%%

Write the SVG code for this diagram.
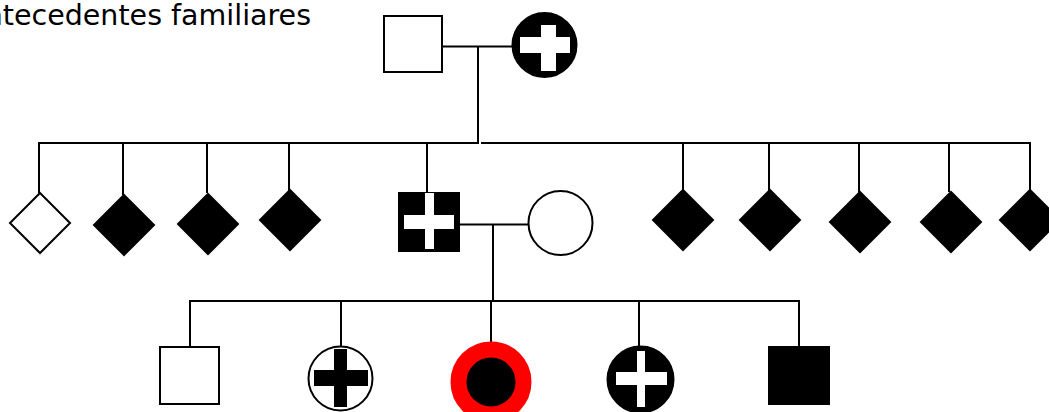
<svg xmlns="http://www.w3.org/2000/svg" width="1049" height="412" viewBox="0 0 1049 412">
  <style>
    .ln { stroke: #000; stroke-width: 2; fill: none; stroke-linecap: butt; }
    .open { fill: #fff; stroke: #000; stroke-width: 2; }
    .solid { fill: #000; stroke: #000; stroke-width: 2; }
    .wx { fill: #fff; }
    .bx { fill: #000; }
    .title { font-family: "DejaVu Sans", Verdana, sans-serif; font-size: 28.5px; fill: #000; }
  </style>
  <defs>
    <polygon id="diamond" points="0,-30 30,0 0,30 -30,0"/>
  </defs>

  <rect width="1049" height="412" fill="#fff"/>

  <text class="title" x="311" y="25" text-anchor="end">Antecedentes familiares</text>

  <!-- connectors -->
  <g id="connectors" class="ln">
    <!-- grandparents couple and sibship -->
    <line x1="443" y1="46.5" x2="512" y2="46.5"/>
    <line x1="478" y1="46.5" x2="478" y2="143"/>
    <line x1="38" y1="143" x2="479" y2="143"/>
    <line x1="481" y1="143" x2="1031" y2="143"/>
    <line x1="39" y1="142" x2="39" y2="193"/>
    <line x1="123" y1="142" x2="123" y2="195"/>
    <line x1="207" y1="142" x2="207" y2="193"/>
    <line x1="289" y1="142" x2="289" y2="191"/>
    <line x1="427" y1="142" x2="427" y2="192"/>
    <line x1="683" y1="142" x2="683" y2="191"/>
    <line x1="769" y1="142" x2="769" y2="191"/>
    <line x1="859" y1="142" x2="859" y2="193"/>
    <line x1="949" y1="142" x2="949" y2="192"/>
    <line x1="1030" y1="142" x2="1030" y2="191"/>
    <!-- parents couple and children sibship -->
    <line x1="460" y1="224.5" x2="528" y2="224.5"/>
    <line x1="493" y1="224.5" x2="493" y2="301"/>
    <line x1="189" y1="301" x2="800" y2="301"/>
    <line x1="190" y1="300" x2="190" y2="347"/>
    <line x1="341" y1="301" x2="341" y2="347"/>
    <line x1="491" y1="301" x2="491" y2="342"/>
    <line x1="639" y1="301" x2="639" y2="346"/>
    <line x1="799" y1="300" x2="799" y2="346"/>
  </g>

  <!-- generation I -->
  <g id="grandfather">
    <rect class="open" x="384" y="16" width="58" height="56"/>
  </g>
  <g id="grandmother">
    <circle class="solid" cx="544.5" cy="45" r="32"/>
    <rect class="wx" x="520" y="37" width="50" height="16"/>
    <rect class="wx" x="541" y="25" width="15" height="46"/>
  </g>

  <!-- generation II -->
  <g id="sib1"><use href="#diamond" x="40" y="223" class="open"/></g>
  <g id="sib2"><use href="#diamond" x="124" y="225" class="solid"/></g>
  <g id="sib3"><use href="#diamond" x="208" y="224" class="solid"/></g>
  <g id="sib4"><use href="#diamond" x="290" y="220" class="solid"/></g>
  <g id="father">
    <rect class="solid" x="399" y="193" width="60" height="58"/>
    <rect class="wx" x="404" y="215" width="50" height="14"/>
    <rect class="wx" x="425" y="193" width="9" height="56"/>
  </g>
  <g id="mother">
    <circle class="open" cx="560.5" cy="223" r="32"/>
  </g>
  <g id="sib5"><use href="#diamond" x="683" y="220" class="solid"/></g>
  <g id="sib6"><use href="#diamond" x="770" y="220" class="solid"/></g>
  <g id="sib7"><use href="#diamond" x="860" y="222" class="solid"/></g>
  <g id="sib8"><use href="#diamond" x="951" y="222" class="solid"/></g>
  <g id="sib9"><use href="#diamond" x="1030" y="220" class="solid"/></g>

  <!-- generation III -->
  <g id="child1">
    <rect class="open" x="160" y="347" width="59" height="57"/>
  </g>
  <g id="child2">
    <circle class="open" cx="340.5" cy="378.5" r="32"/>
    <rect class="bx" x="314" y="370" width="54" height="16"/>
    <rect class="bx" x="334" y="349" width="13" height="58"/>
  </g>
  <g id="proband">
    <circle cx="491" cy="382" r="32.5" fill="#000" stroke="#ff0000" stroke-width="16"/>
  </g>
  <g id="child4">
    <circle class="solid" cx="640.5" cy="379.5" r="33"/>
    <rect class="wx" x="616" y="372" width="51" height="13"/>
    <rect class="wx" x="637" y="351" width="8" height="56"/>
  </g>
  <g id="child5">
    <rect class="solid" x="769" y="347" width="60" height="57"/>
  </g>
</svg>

%%

- Description of the task -
All of the data above should be quoted exactly, except for the pictures.

- Exercise result -
Write the SVG code for this diagram.
<svg xmlns="http://www.w3.org/2000/svg" width="1049" height="412" viewBox="0 0 1049 412">
  <style>
    .ln { stroke: #000; stroke-width: 2; fill: none; stroke-linecap: butt; }
    .open { fill: #fff; stroke: #000; stroke-width: 2; }
    .solid { fill: #000; stroke: #000; stroke-width: 2; }
    .wx { fill: #fff; }
    .bx { fill: #000; }
    .title { font-family: "DejaVu Sans", Verdana, sans-serif; font-size: 28.5px; fill: #000; }
  </style>
  <defs>
    <polygon id="diamond" points="0,-30 30,0 0,30 -30,0"/>
  </defs>

  <rect width="1049" height="412" fill="#fff"/>

  <text class="title" x="311" y="25" text-anchor="end">Antecedentes familiares</text>

  <!-- connectors -->
  <g id="connectors" class="ln">
    <!-- grandparents couple and sibship -->
    <line x1="443" y1="46.5" x2="512" y2="46.5"/>
    <line x1="478" y1="46.5" x2="478" y2="143"/>
    <line x1="38" y1="143" x2="479" y2="143"/>
    <line x1="481" y1="143" x2="1031" y2="143"/>
    <line x1="39" y1="142" x2="39" y2="193"/>
    <line x1="123" y1="142" x2="123" y2="195"/>
    <line x1="207" y1="142" x2="207" y2="193"/>
    <line x1="289" y1="142" x2="289" y2="191"/>
    <line x1="427" y1="142" x2="427" y2="192"/>
    <line x1="683" y1="142" x2="683" y2="191"/>
    <line x1="769" y1="142" x2="769" y2="191"/>
    <line x1="859" y1="142" x2="859" y2="193"/>
    <line x1="949" y1="142" x2="949" y2="192"/>
    <line x1="1030" y1="142" x2="1030" y2="191"/>
    <!-- parents couple and children sibship -->
    <line x1="460" y1="224.5" x2="528" y2="224.5"/>
    <line x1="493" y1="224.5" x2="493" y2="301"/>
    <line x1="189" y1="301" x2="800" y2="301"/>
    <line x1="190" y1="300" x2="190" y2="347"/>
    <line x1="341" y1="301" x2="341" y2="347"/>
    <line x1="491" y1="301" x2="491" y2="342"/>
    <line x1="639" y1="301" x2="639" y2="346"/>
    <line x1="799" y1="300" x2="799" y2="346"/>
  </g>

  <!-- generation I -->
  <g id="grandfather">
    <rect class="open" x="384" y="16" width="58" height="56"/>
  </g>
  <g id="grandmother">
    <circle class="solid" cx="544.5" cy="45" r="32"/>
    <rect class="wx" x="520" y="37" width="50" height="16"/>
    <rect class="wx" x="541" y="25" width="15" height="46"/>
  </g>

  <!-- generation II -->
  <g id="sib1"><use href="#diamond" x="40" y="223" class="open"/></g>
  <g id="sib2"><use href="#diamond" x="124" y="225" class="solid"/></g>
  <g id="sib3"><use href="#diamond" x="208" y="224" class="solid"/></g>
  <g id="sib4"><use href="#diamond" x="290" y="220" class="solid"/></g>
  <g id="father">
    <rect class="solid" x="399" y="193" width="60" height="58"/>
    <rect class="wx" x="404" y="215" width="50" height="14"/>
    <rect class="wx" x="425" y="193" width="9" height="56"/>
  </g>
  <g id="mother">
    <circle class="open" cx="560.5" cy="223" r="32"/>
  </g>
  <g id="sib5"><use href="#diamond" x="683" y="220" class="solid"/></g>
  <g id="sib6"><use href="#diamond" x="770" y="220" class="solid"/></g>
  <g id="sib7"><use href="#diamond" x="860" y="222" class="solid"/></g>
  <g id="sib8"><use href="#diamond" x="951" y="222" class="solid"/></g>
  <g id="sib9"><use href="#diamond" x="1030" y="220" class="solid"/></g>

  <!-- generation III -->
  <g id="child1">
    <rect class="open" x="160" y="347" width="59" height="57"/>
  </g>
  <g id="child2">
    <circle class="open" cx="340.5" cy="378.5" r="32"/>
    <rect class="bx" x="314" y="370" width="54" height="16"/>
    <rect class="bx" x="334" y="349" width="13" height="58"/>
  </g>
  <g id="proband">
    <circle cx="491" cy="382" r="32.5" fill="#000" stroke="#ff0000" stroke-width="16"/>
  </g>
  <g id="child4">
    <circle class="solid" cx="640.5" cy="379.5" r="33"/>
    <rect class="wx" x="616" y="372" width="51" height="13"/>
    <rect class="wx" x="637" y="351" width="8" height="56"/>
  </g>
  <g id="child5">
    <rect class="solid" x="769" y="347" width="60" height="57"/>
  </g>
</svg>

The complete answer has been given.